Unlike elementary arithmetic like addition and multiplication, transcendental functions like sin or cos are extremely difficult for computers to perform. Accurate implementations will always be slow by virtue of having lots of branches and table lookups that prevent vectorization. Have a look at the C source code for a correctly rounded sin implementation for 32-bit floats and you’ll understand why it’s slow (the 64-bit version is even crazier).

zmath’s sin32 uses a polynomial approximation which is extremely fast and can be vectorized (see sin32xN), but is also extremely inaccurate. How much this matters depends on what you’re using it for; since zmath is commonly used for graphics and matrix transformations and not scientific computations these inaccuracies most likely won’t be noticeable in practice, but it’s important to be aware of the difference.

Another upside of zmath’s custom sin32 implementation is that it’s produces the same results on all targets (provided you build zmath with the enable_cross_platform_determinism option).
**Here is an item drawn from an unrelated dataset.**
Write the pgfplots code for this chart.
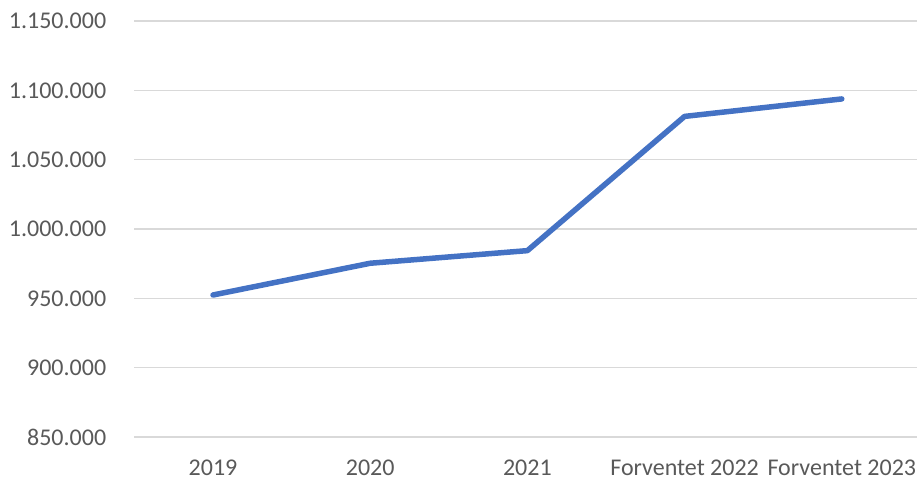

Zig’s @sin builtin does not provide the same guarantees (or any guarantees for that matter); it might use Zig’s compiler_rt sin implementation (which is mostly accurate but not correctly rounded), or the legacy x87 FSIN hardware instruction (which is both slow and inaccurate), or some other target-specific intrinsic.

10 Likes